● **EXERCISE INSTRUCTIONS**
Without including the pictures, copy out every line below.

● **SUPPLIED INFORMATION**
»»

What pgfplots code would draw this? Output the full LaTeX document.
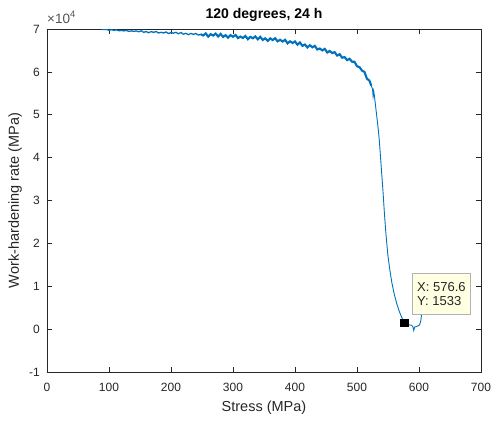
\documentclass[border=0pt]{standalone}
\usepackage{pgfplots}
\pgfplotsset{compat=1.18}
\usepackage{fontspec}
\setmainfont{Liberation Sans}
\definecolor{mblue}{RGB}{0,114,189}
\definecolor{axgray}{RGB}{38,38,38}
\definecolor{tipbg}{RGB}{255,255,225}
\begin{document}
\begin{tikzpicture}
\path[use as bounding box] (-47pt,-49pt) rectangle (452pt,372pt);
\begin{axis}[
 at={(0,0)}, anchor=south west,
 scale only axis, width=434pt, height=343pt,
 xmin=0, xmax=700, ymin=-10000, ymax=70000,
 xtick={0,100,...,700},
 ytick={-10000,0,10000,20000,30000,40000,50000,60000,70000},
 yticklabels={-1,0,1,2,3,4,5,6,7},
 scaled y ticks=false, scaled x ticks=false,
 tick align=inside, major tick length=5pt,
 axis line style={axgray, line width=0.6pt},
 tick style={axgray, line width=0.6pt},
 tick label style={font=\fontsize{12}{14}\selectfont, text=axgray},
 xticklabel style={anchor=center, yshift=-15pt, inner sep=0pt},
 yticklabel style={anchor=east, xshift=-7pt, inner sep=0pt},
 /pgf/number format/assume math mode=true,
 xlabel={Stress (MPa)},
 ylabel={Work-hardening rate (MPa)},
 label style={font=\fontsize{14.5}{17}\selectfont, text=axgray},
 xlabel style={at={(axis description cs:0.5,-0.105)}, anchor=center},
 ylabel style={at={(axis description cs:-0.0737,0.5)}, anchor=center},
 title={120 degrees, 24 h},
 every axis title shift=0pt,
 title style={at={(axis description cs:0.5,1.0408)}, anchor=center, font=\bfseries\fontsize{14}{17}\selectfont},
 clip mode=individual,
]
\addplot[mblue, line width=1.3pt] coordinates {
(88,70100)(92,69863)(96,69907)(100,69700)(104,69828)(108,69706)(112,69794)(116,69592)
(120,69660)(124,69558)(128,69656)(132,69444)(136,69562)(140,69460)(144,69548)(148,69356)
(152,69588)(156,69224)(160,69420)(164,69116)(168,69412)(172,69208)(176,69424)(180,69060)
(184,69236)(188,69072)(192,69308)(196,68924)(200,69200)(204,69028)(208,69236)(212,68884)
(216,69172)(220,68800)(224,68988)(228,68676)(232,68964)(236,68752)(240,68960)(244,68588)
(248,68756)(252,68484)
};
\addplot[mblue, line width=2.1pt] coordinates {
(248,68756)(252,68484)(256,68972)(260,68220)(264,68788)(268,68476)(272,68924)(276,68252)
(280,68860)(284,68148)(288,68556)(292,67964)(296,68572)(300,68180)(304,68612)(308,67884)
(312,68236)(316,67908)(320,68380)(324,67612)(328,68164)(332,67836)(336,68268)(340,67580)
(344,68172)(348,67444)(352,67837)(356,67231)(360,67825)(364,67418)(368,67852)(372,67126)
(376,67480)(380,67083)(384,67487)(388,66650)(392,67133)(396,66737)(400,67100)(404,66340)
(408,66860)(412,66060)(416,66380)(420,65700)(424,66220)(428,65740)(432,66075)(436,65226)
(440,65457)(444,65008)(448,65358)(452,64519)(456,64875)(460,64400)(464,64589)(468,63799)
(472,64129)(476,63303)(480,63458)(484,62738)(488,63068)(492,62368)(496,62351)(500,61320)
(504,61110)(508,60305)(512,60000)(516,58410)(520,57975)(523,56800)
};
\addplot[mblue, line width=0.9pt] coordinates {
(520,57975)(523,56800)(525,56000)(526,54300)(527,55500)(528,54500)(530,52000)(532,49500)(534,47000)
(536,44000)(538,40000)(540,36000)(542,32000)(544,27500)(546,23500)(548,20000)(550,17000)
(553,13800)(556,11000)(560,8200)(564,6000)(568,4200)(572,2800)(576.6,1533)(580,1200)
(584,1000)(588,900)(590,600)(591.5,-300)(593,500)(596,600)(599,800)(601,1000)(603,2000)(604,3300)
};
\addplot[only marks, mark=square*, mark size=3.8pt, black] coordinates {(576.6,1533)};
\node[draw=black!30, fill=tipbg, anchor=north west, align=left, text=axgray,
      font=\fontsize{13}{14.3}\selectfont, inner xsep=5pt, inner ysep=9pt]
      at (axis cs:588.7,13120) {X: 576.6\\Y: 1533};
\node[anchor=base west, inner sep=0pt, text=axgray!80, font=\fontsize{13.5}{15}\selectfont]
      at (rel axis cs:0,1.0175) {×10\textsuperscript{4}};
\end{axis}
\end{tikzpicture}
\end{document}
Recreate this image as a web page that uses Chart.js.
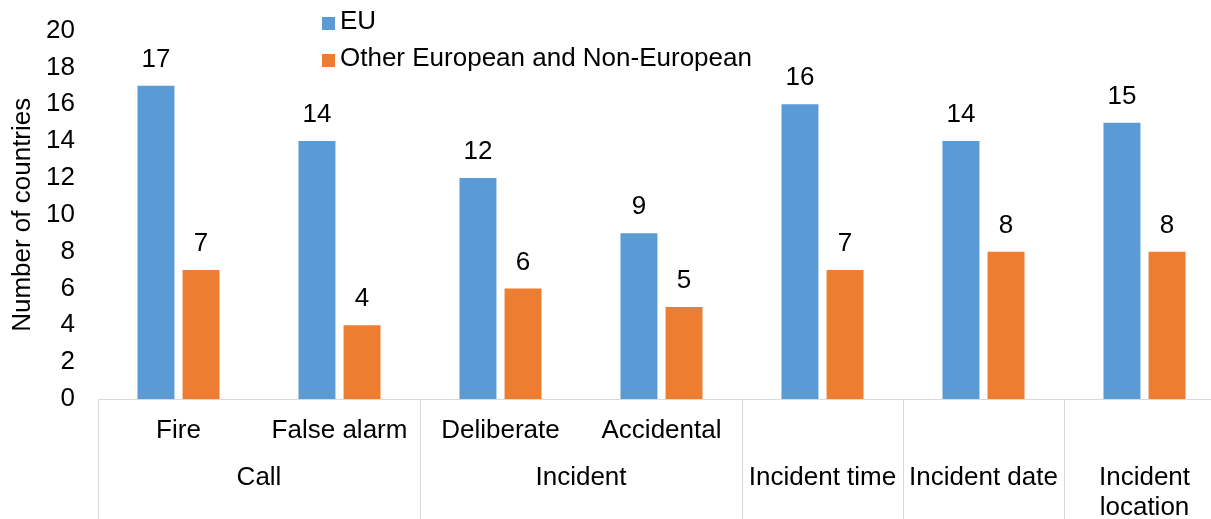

««

● **RESULT**
What pgfplots code would draw this? Output the full LaTeX document.
\documentclass[border=0pt]{standalone}
\usepackage{pgfplots}
\pgfplotsset{compat=1.18}
\usepackage{fontspec}
\setmainfont{Liberation Sans}
\definecolor{mblue}{RGB}{0,114,189}
\definecolor{axgray}{RGB}{38,38,38}
\definecolor{tipbg}{RGB}{255,255,225}
\begin{document}
\begin{tikzpicture}
\path[use as bounding box] (-47pt,-49pt) rectangle (452pt,372pt);
\begin{axis}[
 at={(0,0)}, anchor=south west,
 scale only axis, width=434pt, height=343pt,
 xmin=0, xmax=700, ymin=-10000, ymax=70000,
 xtick={0,100,...,700},
 ytick={-10000,0,10000,20000,30000,40000,50000,60000,70000},
 yticklabels={-1,0,1,2,3,4,5,6,7},
 scaled y ticks=false, scaled x ticks=false,
 tick align=inside, major tick length=5pt,
 axis line style={axgray, line width=0.6pt},
 tick style={axgray, line width=0.6pt},
 tick label style={font=\fontsize{12}{14}\selectfont, text=axgray},
 xticklabel style={anchor=center, yshift=-15pt, inner sep=0pt},
 yticklabel style={anchor=east, xshift=-7pt, inner sep=0pt},
 /pgf/number format/assume math mode=true,
 xlabel={Stress (MPa)},
 ylabel={Work-hardening rate (MPa)},
 label style={font=\fontsize{14.5}{17}\selectfont, text=axgray},
 xlabel style={at={(axis description cs:0.5,-0.105)}, anchor=center},
 ylabel style={at={(axis description cs:-0.0737,0.5)}, anchor=center},
 title={120 degrees, 24 h},
 every axis title shift=0pt,
 title style={at={(axis description cs:0.5,1.0408)}, anchor=center, font=\bfseries\fontsize{14}{17}\selectfont},
 clip mode=individual,
]
\addplot[mblue, line width=1.3pt] coordinates {
(88,70100)(92,69863)(96,69907)(100,69700)(104,69828)(108,69706)(112,69794)(116,69592)
(120,69660)(124,69558)(128,69656)(132,69444)(136,69562)(140,69460)(144,69548)(148,69356)
(152,69588)(156,69224)(160,69420)(164,69116)(168,69412)(172,69208)(176,69424)(180,69060)
(184,69236)(188,69072)(192,69308)(196,68924)(200,69200)(204,69028)(208,69236)(212,68884)
(216,69172)(220,68800)(224,68988)(228,68676)(232,68964)(236,68752)(240,68960)(244,68588)
(248,68756)(252,68484)
};
\addplot[mblue, line width=2.1pt] coordinates {
(248,68756)(252,68484)(256,68972)(260,68220)(264,68788)(268,68476)(272,68924)(276,68252)
(280,68860)(284,68148)(288,68556)(292,67964)(296,68572)(300,68180)(304,68612)(308,67884)
(312,68236)(316,67908)(320,68380)(324,67612)(328,68164)(332,67836)(336,68268)(340,67580)
(344,68172)(348,67444)(352,67837)(356,67231)(360,67825)(364,67418)(368,67852)(372,67126)
(376,67480)(380,67083)(384,67487)(388,66650)(392,67133)(396,66737)(400,67100)(404,66340)
(408,66860)(412,66060)(416,66380)(420,65700)(424,66220)(428,65740)(432,66075)(436,65226)
(440,65457)(444,65008)(448,65358)(452,64519)(456,64875)(460,64400)(464,64589)(468,63799)
(472,64129)(476,63303)(480,63458)(484,62738)(488,63068)(492,62368)(496,62351)(500,61320)
(504,61110)(508,60305)(512,60000)(516,58410)(520,57975)(523,56800)
};
\addplot[mblue, line width=0.9pt] coordinates {
(520,57975)(523,56800)(525,56000)(526,54300)(527,55500)(528,54500)(530,52000)(532,49500)(534,47000)
(536,44000)(538,40000)(540,36000)(542,32000)(544,27500)(546,23500)(548,20000)(550,17000)
(553,13800)(556,11000)(560,8200)(564,6000)(568,4200)(572,2800)(576.6,1533)(580,1200)
(584,1000)(588,900)(590,600)(591.5,-300)(593,500)(596,600)(599,800)(601,1000)(603,2000)(604,3300)
};
\addplot[only marks, mark=square*, mark size=3.8pt, black] coordinates {(576.6,1533)};
\node[draw=black!30, fill=tipbg, anchor=north west, align=left, text=axgray,
      font=\fontsize{13}{14.3}\selectfont, inner xsep=5pt, inner ysep=9pt]
      at (axis cs:588.7,13120) {X: 576.6\\Y: 1533};
\node[anchor=base west, inner sep=0pt, text=axgray!80, font=\fontsize{13.5}{15}\selectfont]
      at (rel axis cs:0,1.0175) {×10\textsuperscript{4}};
\end{axis}
\end{tikzpicture}
\end{document}
Recreate this image as a web page that uses Chart.js.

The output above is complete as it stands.